Sunday, March 25, 2023:

9:00 AM – 10:30 AM
“Unfaithful Variation: Zhuangzi Tests His Wife Narratives in Three Xiqu Genres”
Josh Stenberg, University of Sydney

“Zhuangzi Tests his Wife” tales are shared across late imperial fiction, drama, and storytelling forms and are only remotely connected to Zhuangzi as a philosophical figure. In standard versions, Zhuangzi witnesses a widow fanning a grave, since she had promised not to remarry before the grave was dry. Struck by this fickleness, Zhuangzi fakes his own death in order to test his wife's constancy. To this purpose, he transforms a butterfly into a messenger—it is this scene in a contemporary kunqu version from the Jiangsu troupe that I have provided as reading. The wife is easily won over and ultimately even offers Zhuangzi's coffin to be split open in order that the new suitor may feast on Zhuangzi's brain—this twist in particular has often laid the story open to charges of misogyny. On stage and screen, the narratives have survived into the modern and contemporary eras, often in rather changed forms—besides the kunqu version, this presentation will also consider recent jingju and yueju versions.  

10:45 AM – 12:15 PM
“Hanshan Deqing’s Reading of the Zhuangzi’s Evening Out Things (Qiwulun) as a Dhāraṇī
Tobias Benedikt Zürn, Reed College

Hanshan Deqing 憨山德清 (1546–1623), an eminent Buddhist monk from the Ming 明 Dynasty (1368–1644), wrote the first Buddhist commentary on a full section of the Zhuangzi, called Commentary to the Zhuangzi’s Inner Chapters or Zhuangzi neipian Hanshan zhu 莊子內篇憨山注. In this presentation, I focus on Hanshan’s interpretation of the Zhuangzi’s 莊子 “Discourse of Merging [All] Things” (“Qiwulun” 齊物論).

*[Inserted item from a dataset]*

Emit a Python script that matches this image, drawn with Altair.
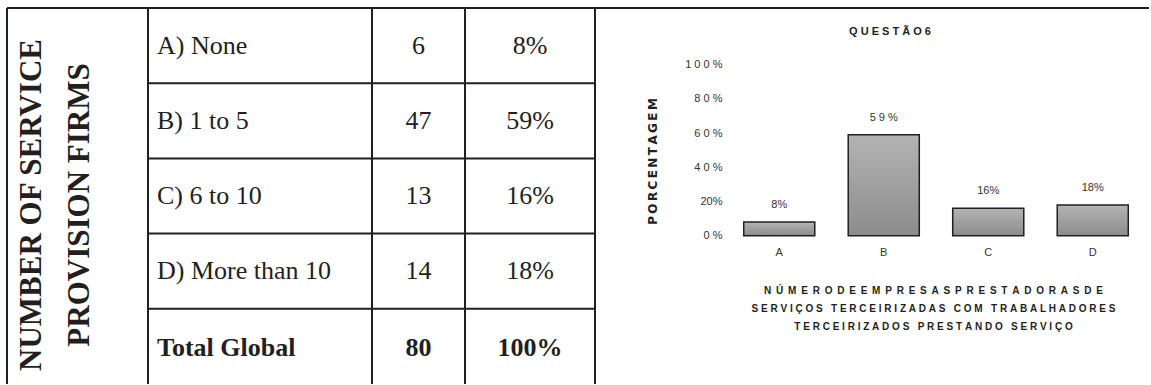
import altair as alt
import pandas as pd

# ---------------- table data ----------------
header_lines = ["NUMBER OF SERVICE", "PROVISION FIRMS"]
row_labels = ["A) None", "B) 1 to 5", "C) 6 to 10", "D) More than 10", "Total Global"]
row_counts = ["6", "47", "13", "14", "80"]
row_percents = ["8%", "59%", "16%", "18%", "100%"]
row_is_total = [False, False, False, False, True]

# ---------------- bar chart data ----------------
categories = ["A", "B", "C", "D"]
percent_values = [8, 59, 16, 18]
bar_labels = ["8%", "5 9 %", "16%", "18%"]
y_tick_values = [0, 20, 40, 60, 80, 100]
y_tick_labels = ["0 %", "20%", "4 0 %", "6 0 %", "8 0 %", "1 0 0 %"]
chart_title = "QUESTÃO6"
y_title = "PORCENTAGEM"
x_title_lines = [
    "NÚMERODEEMPRESASPRESTADORASDE",
    "SERVIÇOS TERCEIRIZADAS COM TRABALHADORES",
    "TERCEIRIZADOS PRESTANDO SERVIÇO",
]

NB = "\u00a0"
THIN = "\u2009"


def track(s, gap=NB, word_gap=NB * 3):
    return word_gap.join(gap.join(list(w)) for w in s.split(" "))


def nb(s):
    return s.replace(" ", NB)


LINE = "#231f20"
TXT = "#231f20"
H = 376
SERIF = "Liberation Serif"
SANS = "Liberation Sans"
FS = 26

table_df = pd.DataFrame(
    {"row": row_labels, "count": row_counts, "pct": row_percents, "total": row_is_total}
)


def y_rows(**kw):
    return alt.Y("row:N", sort=row_labels, axis=None,
                 scale=alt.Scale(paddingInner=0, paddingOuter=0), **kw)


def table_column(field, width, align, xpos, right_edge=False):
    base = alt.Chart(table_df)
    hlines = base.mark_rule(color=LINE, strokeWidth=2).encode(y=y_rows(bandPosition=0))
    vline = base.mark_rule(color=LINE, strokeWidth=2).encode(
        x=alt.value(0), y=alt.value(0), y2=alt.value(H))
    layers = [hlines, vline]
    if right_edge:
        layers.append(base.mark_rule(color=LINE, strokeWidth=2).encode(
            x=alt.value(width), y=alt.value(0), y2=alt.value(H)))
    normal = base.transform_filter("!datum.total").mark_text(
        font=SERIF, fontSize=FS, align=align, baseline="middle", color=TXT
    ).encode(y=y_rows(), x=alt.value(xpos), text=f"{field}:N")
    bold = base.transform_filter("datum.total").mark_text(
        font=SERIF, fontSize=FS, fontWeight="bold", align=align, baseline="middle",
        color=TXT, dy=2
    ).encode(y=y_rows(), x=alt.value(xpos), text=f"{field}:N")
    layers += [normal, bold]
    return alt.layer(*layers).properties(width=width, height=H)


# header column (merged cell)
head_df = pd.DataFrame({"h": ["\n".join(header_lines)]})
head_base = alt.Chart(head_df)
head_col = alt.layer(
    head_base.mark_rule(color=LINE, strokeWidth=2).encode(
        x=alt.value(0), x2=alt.value(141), y=alt.value(0)),
    head_base.mark_rule(color=LINE, strokeWidth=2).encode(
        x=alt.value(0), y=alt.value(0), y2=alt.value(H)),
    head_base.mark_text(font=SERIF, fontSize=31, fontWeight="bold", angle=270,
                        lineBreak="\n", lineHeight=48, align="center",
                        baseline="middle", color=TXT).encode(
        x=alt.value(25), y=alt.value(197), text="h:N"),
).properties(width=141, height=H)

col_label = table_column("row", 224, "left", 9)
col_count = table_column("count", 93, "center", 46.5)
col_pct = table_column("pct", 130, "center", 65, right_edge=True)

# ---------------- bar chart ----------------
WB = 554
bars_df = pd.DataFrame({"cat": categories, "val": percent_values,
                        "lab": [nb(s) for s in bar_labels]})

label_expr = ""
for v, t in zip(y_tick_values, y_tick_labels):
    label_expr += f"datum.value == {v} ? '{nb(t)}' : "
label_expr += "''"

x_enc = alt.X(
    "cat:N", sort=categories,
    scale=alt.Scale(range=[132, 550], paddingInner=0.32, paddingOuter=0.16),
    axis=alt.Axis(
        labelAngle=0, labelFont=SANS, labelFontSize=11, labelColor="#333333",
        labelPadding=11, ticks=False, domain=False, grid=False, offset=-148.3,
        title=[track(x_title_lines[0], gap=NB + THIN)] + [track(s) for s in x_title_lines[1:]],
        titleFont=SANS, titleFontSize=10, titleFontWeight="bold", titleColor=TXT,
        titleLineHeight=18, titleAlign="center", titleBaseline="top",
        titleX=338, titleY=50,
    ),
)
y_enc = alt.Y(
    "val:Q",
    scale=alt.Scale(domain=[0, 100], range=[227.7, 56.7], nice=False),
    axis=alt.Axis(
        values=y_tick_values, labelExpr=label_expr, labelFont=SANS, labelFontSize=11,
        labelColor="#333333", labelPadding=1, ticks=False, domain=False, grid=False,
        offset=-128, title=THIN.join(list(y_title)), titleFont="DejaVu Sans",
        titleFontSize=12, titleFontWeight="bold", titleColor=TXT, titleAngle=270,
        titleAlign="center", titleBaseline="middle", titleX=-70.5, titleY=153,
    ),
)

bar_base = alt.Chart(bars_df)
gradient = {
    "gradient": "linear",
    "x1": 0, "x2": 0, "y1": 0, "y2": 1,
    "stops": [{"offset": 0, "color": "#b3b3b3"}, {"offset": 1, "color": "#8c8c8c"}],
}
bars = bar_base.mark_bar(fill=gradient, stroke=LINE, strokeWidth=1.5).encode(x=x_enc, y=y_enc)
bar_text = bar_base.mark_text(font=SANS, fontSize=11, color="#333333", dy=-17,
                              baseline="middle").encode(x=x_enc, y=y_enc, text="lab:N")
top_line = bar_base.mark_rule(color=LINE, strokeWidth=2).encode(
    x=alt.value(0), x2=alt.value(WB), y=alt.value(0))
title_df = pd.DataFrame({"t": [track(chart_title)]})
title_mark = alt.Chart(title_df).mark_text(
    font=SANS, fontSize=11, fontWeight="bold", color=TXT, baseline="middle", align="center"
).encode(x=alt.value(295), y=alt.value(24), text="t:N")

bar_panel = alt.layer(top_line, bars, bar_text, title_mark).properties(width=WB, height=H)

chart = alt.hconcat(head_col, col_label, col_count, col_pct, bar_panel,
                    spacing=0, bounds="flush").properties(
    padding={"left": 6, "top": 7, "right": 0, "bottom": 0}
).configure_view(stroke=None)

chart.save("out.html", embed_options={"renderer": "svg", "actions": False})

As we will see, the famous Chan Buddhist monk read the entire second chapter as an elaborate dhāraṇī (zongchi 總持). He develops the idea that Master Zhuang had hidden various practices of forgetful meditation (wang 忘) behind the Daoist classic’s bedazzling language. In fact, he claimed that the text contains an entire meditative program (gongfu 功夫) that aims at dismantling and breaking (po 破) the reader’s ego(s) leading to her/his realization of a non-dual vision of the universe. Within his syncretic reading that connects Buddhist and Daoist practices and terminology, the ““Butterfly Dream”” takes on a central role. It functions as the final step in a tripartite sequence of meditations—as a text of practice that may help practitioners transcend the Great Dream (dameng 大夢) and the world of saṃsāra.


2:00 PM – 3:30 PM
“Chan, the Changes, and the Chuci: Textual Communities and Syncretic Reading in Fang Yizhi’s Yaodi Boils Down the Zhuang[zi] (Yaodi pao Zhuang)”
Jesse Chapman, University of California, Los Angeles

This presentation examines how two intersecting textual communities, represented in Fang Yizhi’s 方以智 (1611–1671) commentary Yaodi pao Zhuang (ca. 1660), read the Zhuangzi during the Ming-Qing transition. Prior to the fall of the Ming, Fang was a prominent intellectual, hailing from a family with a long tradition of scholarship on the Changes classic.  After the fall, like many Ming loyalists, Fang joined a Buddhist monastic community.  Building on his family’s scholarship, Fang characterizes the seven “Inner Chapters” of the Zhuangzi as an extended commentary on the Qian hexagram of the Changes, arguing that the Zhuangzi uses language, just as the Changes uses numbers and images, to show the unity between seemingly opposed cosmic forces.  Fang likewise examines the opposing and complementary aspects of Zhuangzi and Qu Yuan 屈原 (ca. 347–ca. 277 BCE), figures whom his Chan master, Juelang Daosheng 覺浪道盛 (1592–1659), held as models for divergent ways of confronting a chaotic and corrupt world. Where Qu Yuan sacrificed himself, Zhuangzi survived, but disengaged from political life.  Drawing on work from both his family tradition and his monastic community, Fang treats the Zhuangzi as a text that aids in the resolution of binary oppositions that lead to painful attachments and the harmful notion of the self.